**WRITTEN EXERCISE**
Make an exact transcription of the material, leaving out all images.

**Records with drawing code**
○ ○ ○ ○ ○ ○ ○
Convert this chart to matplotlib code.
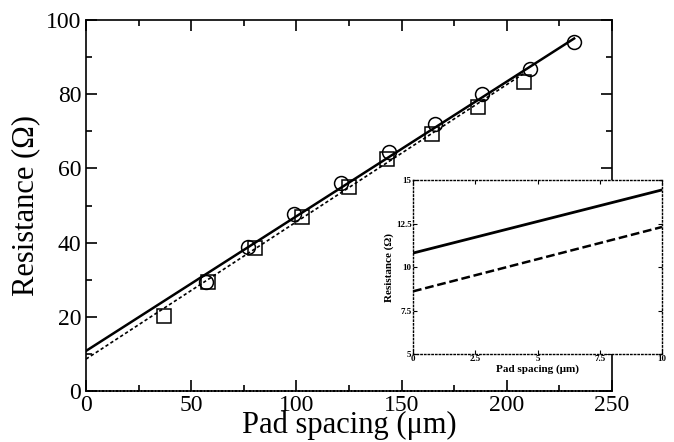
import matplotlib
matplotlib.use("Agg")
import matplotlib.pyplot as plt
import numpy as np
from matplotlib.ticker import MultipleLocator

plt.rcParams['font.family'] = ['Liberation Serif', 'DejaVu Serif']
plt.rcParams['mathtext.fontset'] = 'stix'

# measured points
circ_x = [57, 77, 99, 121, 144, 166, 188, 211, 232]
circ_y = [29.5, 38.9, 47.6, 56.0, 64.5, 72.1, 80.0, 86.8, 94.2]
sq_x = [37, 58, 80.5, 102.5, 125, 143, 164.5, 186.5, 208]
sq_y = [20.2, 29.5, 38.5, 47.0, 55.1, 62.4, 69.4, 76.6, 83.4]

# linear fits (intercept, slope)
fit_solid = (10.8, 0.363)
fit_dash = (8.6, 0.37)

fig = plt.figure(figsize=(6.74, 4.42), dpi=100)
ax = fig.add_axes([86/674, 1 - 391/442, 526/674, 371/442])

xs = np.array([0, max(circ_x)])
ax.plot(xs, fit_solid[0] + fit_solid[1] * xs, color='black', lw=1.8)
xd = np.array([0, max(sq_x)])
ax.plot(xd, fit_dash[0] + fit_dash[1] * xd, color='black', lw=1.2, ls=(0, (2, 1.5)))
ax.plot(circ_x, circ_y, 'o', ms=10, mfc='none', mec='black', mew=1.1)
ax.plot(sq_x, sq_y, 's', ms=9.5, mfc='none', mec='black', mew=1.1)

ax.set_xlim(0, 250)
ax.set_ylim(0, 100)
ax.xaxis.set_major_locator(MultipleLocator(50))
ax.xaxis.set_minor_locator(MultipleLocator(25))
ax.yaxis.set_major_locator(MultipleLocator(20))
ax.yaxis.set_minor_locator(MultipleLocator(10))
ax.tick_params(which='both', direction='in', top=True, right=True, labelsize=17, width=1.2)
ax.tick_params(axis='x', pad=3)
ax.tick_params(which='major', length=8)
ax.tick_params(which='minor', length=4)
for s in ax.spines.values():
    s.set_linewidth(1.2)
ax.spines['bottom'].set_linestyle((0, (1.5, 0.6)))
ax.set_xlabel('Pad spacing (μm)', fontsize=22, labelpad=-4)
ax.set_ylabel('Resistance (Ω)', fontsize=22, labelpad=4)

# inset
ins = fig.add_axes([413/674, 1 - 354/442, 249/674, 174/442])
xi = np.array([0, 10])
ins.plot(xi, fit_solid[0] + fit_solid[1] * xi, color='black', lw=2)
ins.plot(xi, fit_dash[0] + fit_dash[1] * xi, color='black', lw=1.8, ls=(0, (3.5, 1.5)))
ins.set_xlim(0, 10)
ins.set_ylim(5, 15)
ins.set_xticks([0, 2.5, 5, 7.5, 10])
ins.set_xticklabels(['0', '2.5', '5', '7.5', '10'])
ins.set_yticks([5, 7.5, 10, 12.5, 15])
ins.set_yticklabels(['5', '7.5', '10', '12.5', '15'])
ins.tick_params(direction='in', top=True, right=True, length=3, width=0.8, labelsize=6.5, pad=1)
for lab in ins.get_xticklabels() + ins.get_yticklabels():
    lab.set_fontweight('bold')
for s in ins.spines.values():
    s.set_linestyle(':')
    s.set_linewidth(1)
ins.set_xlabel('Pad spacing (μm)', fontsize=8, fontweight='bold', labelpad=1)
ins.set_ylabel('Resistance (Ω)', fontsize=8, fontweight='bold', labelpad=1)

fig.savefig('out.png', dpi=100)
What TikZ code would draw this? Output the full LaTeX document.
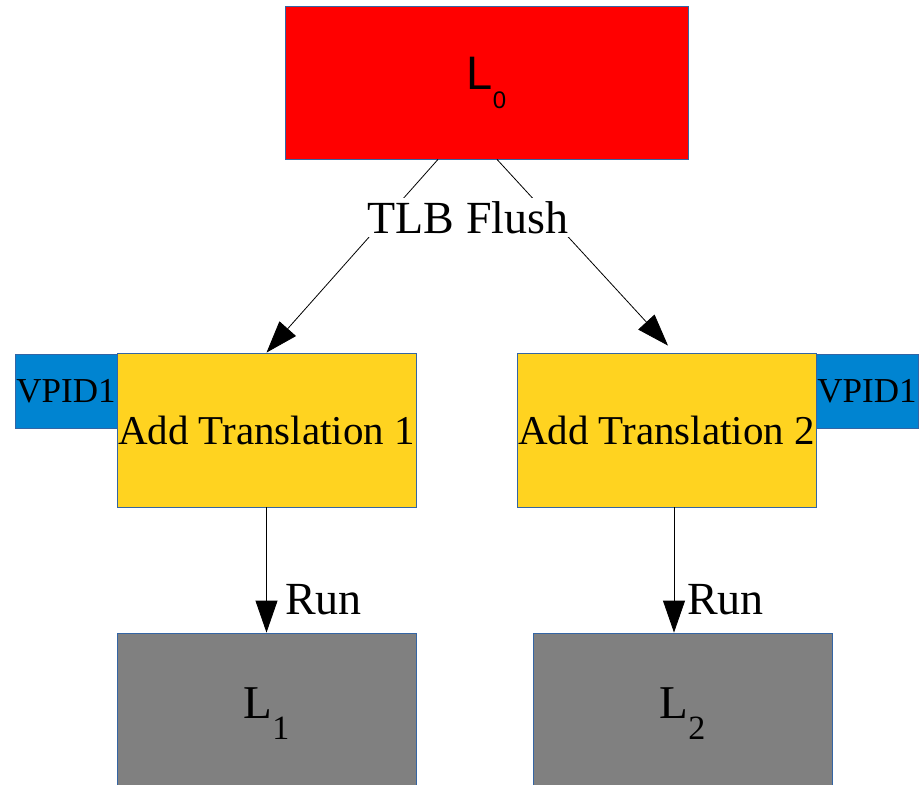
\documentclass[tikz,border=0pt]{standalone}
\usepackage{fontspec}
\setmainfont{Liberation Serif}
\setsansfont{Liberation Sans}
\usetikzlibrary{arrows.meta}

\definecolor{boxline}{HTML}{3465A4}
\definecolor{levelred}{HTML}{FF0000}
\definecolor{trgold}{HTML}{FFD320}
\definecolor{vpidblue}{HTML}{0084D1}
\definecolor{levelgray}{HTML}{808080}

\tikzset{
  box/.style={draw=boxline,line width=0.8pt,inner sep=0pt,align=center},
  levelbox/.style={box,minimum width=299pt,minimum height=162pt,fill=levelgray},
  trbox/.style={box,minimum width=299pt,minimum height=154pt,fill=trgold,font=\fontsize{41}{44}\selectfont},
  vpidbox/.style={box,minimum width=102pt,minimum height=74pt,fill=vpidblue,font=\fontsize{35}{38}\selectfont},
  flow/.style={line width=0.8pt,-{Triangle[length=32pt,width=22pt]}},
  flowlabel/.style={font=\fontsize{46}{50}\selectfont}
}

\begin{document}
\begin{tikzpicture}[x=1pt,y=-1pt]
	\useasboundingbox (0,0) rectangle (923,784);

	% top box
	\filldraw (486.5,82.5) node[box,fill=levelred,minimum width=403pt,minimum height=153pt] (l0)
		{\sffamily\fontsize{47}{50}\selectfont L\raisebox{-19pt}{\fontsize{24}{26}\selectfont 0}};

	% tagged translation boxes
	\filldraw (66,391) node[vpidbox] (vpid1) {VPID1};
	\filldraw (867,391) node[vpidbox] (vpid2) {VPID1};
	\filldraw (266.5,430) node[trbox] (addtr1) {Add Translation 1};
	\filldraw (666.5,430) node[trbox] (addtr2) {Add Translation 2};

	% guest boxes
	\filldraw (266.5,714) node[levelbox] (l1)
		{\fontsize{47}{50}\selectfont L\raisebox{-21pt}{\fontsize{34}{36}\selectfont 1}};
	\filldraw (682.5,714) node[levelbox] (l2)
		{\fontsize{47}{50}\selectfont L\raisebox{-21pt}{\fontsize{34}{36}\selectfont 2}};

	% arrows
	\coordinate (runx) at (674,0);
	\draw [flow] ([xshift=-48.5pt]l0.south) -- (addtr1.north);
	\draw [flow] ([xshift=10.5pt]l0.south) -- ([shift={(1.5,-7)}]addtr2.north);
	\draw [flow] (addtr1.south) -- (l1.north);
	\draw [flow] (addtr2.south -| runx) -- (l2.north -| runx);

	% labels
	\node [flowlabel,fill=white,inner xsep=3pt,inner ysep=3pt] (flush) at (468,217.5) {TLB Flush};
	\node [flowlabel,anchor=west,inner sep=0pt] (run1) at (285,600) {Run};
	\node [flowlabel,anchor=west,inner sep=0pt] (run2) at (687,600) {Run};
\end{tikzpicture}
\end{document}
○ ○ ○ ○ ○ ○ ○
**SOLUTION FOR THIS PROBLEM**
Convert this chart to matplotlib code.
import matplotlib
matplotlib.use("Agg")
import matplotlib.pyplot as plt
import numpy as np
from matplotlib.ticker import MultipleLocator

plt.rcParams['font.family'] = ['Liberation Serif', 'DejaVu Serif']
plt.rcParams['mathtext.fontset'] = 'stix'

# measured points
circ_x = [57, 77, 99, 121, 144, 166, 188, 211, 232]
circ_y = [29.5, 38.9, 47.6, 56.0, 64.5, 72.1, 80.0, 86.8, 94.2]
sq_x = [37, 58, 80.5, 102.5, 125, 143, 164.5, 186.5, 208]
sq_y = [20.2, 29.5, 38.5, 47.0, 55.1, 62.4, 69.4, 76.6, 83.4]

# linear fits (intercept, slope)
fit_solid = (10.8, 0.363)
fit_dash = (8.6, 0.37)

fig = plt.figure(figsize=(6.74, 4.42), dpi=100)
ax = fig.add_axes([86/674, 1 - 391/442, 526/674, 371/442])

xs = np.array([0, max(circ_x)])
ax.plot(xs, fit_solid[0] + fit_solid[1] * xs, color='black', lw=1.8)
xd = np.array([0, max(sq_x)])
ax.plot(xd, fit_dash[0] + fit_dash[1] * xd, color='black', lw=1.2, ls=(0, (2, 1.5)))
ax.plot(circ_x, circ_y, 'o', ms=10, mfc='none', mec='black', mew=1.1)
ax.plot(sq_x, sq_y, 's', ms=9.5, mfc='none', mec='black', mew=1.1)

ax.set_xlim(0, 250)
ax.set_ylim(0, 100)
ax.xaxis.set_major_locator(MultipleLocator(50))
ax.xaxis.set_minor_locator(MultipleLocator(25))
ax.yaxis.set_major_locator(MultipleLocator(20))
ax.yaxis.set_minor_locator(MultipleLocator(10))
ax.tick_params(which='both', direction='in', top=True, right=True, labelsize=17, width=1.2)
ax.tick_params(axis='x', pad=3)
ax.tick_params(which='major', length=8)
ax.tick_params(which='minor', length=4)
for s in ax.spines.values():
    s.set_linewidth(1.2)
ax.spines['bottom'].set_linestyle((0, (1.5, 0.6)))
ax.set_xlabel('Pad spacing (μm)', fontsize=22, labelpad=-4)
ax.set_ylabel('Resistance (Ω)', fontsize=22, labelpad=4)

# inset
ins = fig.add_axes([413/674, 1 - 354/442, 249/674, 174/442])
xi = np.array([0, 10])
ins.plot(xi, fit_solid[0] + fit_solid[1] * xi, color='black', lw=2)
ins.plot(xi, fit_dash[0] + fit_dash[1] * xi, color='black', lw=1.8, ls=(0, (3.5, 1.5)))
ins.set_xlim(0, 10)
ins.set_ylim(5, 15)
ins.set_xticks([0, 2.5, 5, 7.5, 10])
ins.set_xticklabels(['0', '2.5', '5', '7.5', '10'])
ins.set_yticks([5, 7.5, 10, 12.5, 15])
ins.set_yticklabels(['5', '7.5', '10', '12.5', '15'])
ins.tick_params(direction='in', top=True, right=True, length=3, width=0.8, labelsize=6.5, pad=1)
for lab in ins.get_xticklabels() + ins.get_yticklabels():
    lab.set_fontweight('bold')
for s in ins.spines.values():
    s.set_linestyle(':')
    s.set_linewidth(1)
ins.set_xlabel('Pad spacing (μm)', fontsize=8, fontweight='bold', labelpad=1)
ins.set_ylabel('Resistance (Ω)', fontsize=8, fontweight='bold', labelpad=1)

fig.savefig('out.png', dpi=100)
What TikZ code would draw this? Output the full LaTeX document.
\documentclass[tikz,border=0pt]{standalone}
\usepackage{fontspec}
\setmainfont{Liberation Serif}
\setsansfont{Liberation Sans}
\usetikzlibrary{arrows.meta}

\definecolor{boxline}{HTML}{3465A4}
\definecolor{levelred}{HTML}{FF0000}
\definecolor{trgold}{HTML}{FFD320}
\definecolor{vpidblue}{HTML}{0084D1}
\definecolor{levelgray}{HTML}{808080}

\tikzset{
  box/.style={draw=boxline,line width=0.8pt,inner sep=0pt,align=center},
  levelbox/.style={box,minimum width=299pt,minimum height=162pt,fill=levelgray},
  trbox/.style={box,minimum width=299pt,minimum height=154pt,fill=trgold,font=\fontsize{41}{44}\selectfont},
  vpidbox/.style={box,minimum width=102pt,minimum height=74pt,fill=vpidblue,font=\fontsize{35}{38}\selectfont},
  flow/.style={line width=0.8pt,-{Triangle[length=32pt,width=22pt]}},
  flowlabel/.style={font=\fontsize{46}{50}\selectfont}
}

\begin{document}
\begin{tikzpicture}[x=1pt,y=-1pt]
	\useasboundingbox (0,0) rectangle (923,784);

	% top box
	\filldraw (486.5,82.5) node[box,fill=levelred,minimum width=403pt,minimum height=153pt] (l0)
		{\sffamily\fontsize{47}{50}\selectfont L\raisebox{-19pt}{\fontsize{24}{26}\selectfont 0}};

	% tagged translation boxes
	\filldraw (66,391) node[vpidbox] (vpid1) {VPID1};
	\filldraw (867,391) node[vpidbox] (vpid2) {VPID1};
	\filldraw (266.5,430) node[trbox] (addtr1) {Add Translation 1};
	\filldraw (666.5,430) node[trbox] (addtr2) {Add Translation 2};

	% guest boxes
	\filldraw (266.5,714) node[levelbox] (l1)
		{\fontsize{47}{50}\selectfont L\raisebox{-21pt}{\fontsize{34}{36}\selectfont 1}};
	\filldraw (682.5,714) node[levelbox] (l2)
		{\fontsize{47}{50}\selectfont L\raisebox{-21pt}{\fontsize{34}{36}\selectfont 2}};

	% arrows
	\coordinate (runx) at (674,0);
	\draw [flow] ([xshift=-48.5pt]l0.south) -- (addtr1.north);
	\draw [flow] ([xshift=10.5pt]l0.south) -- ([shift={(1.5,-7)}]addtr2.north);
	\draw [flow] (addtr1.south) -- (l1.north);
	\draw [flow] (addtr2.south -| runx) -- (l2.north -| runx);

	% labels
	\node [flowlabel,fill=white,inner xsep=3pt,inner ysep=3pt] (flush) at (468,217.5) {TLB Flush};
	\node [flowlabel,anchor=west,inner sep=0pt] (run1) at (285,600) {Run};
	\node [flowlabel,anchor=west,inner sep=0pt] (run2) at (687,600) {Run};
\end{tikzpicture}
\end{document}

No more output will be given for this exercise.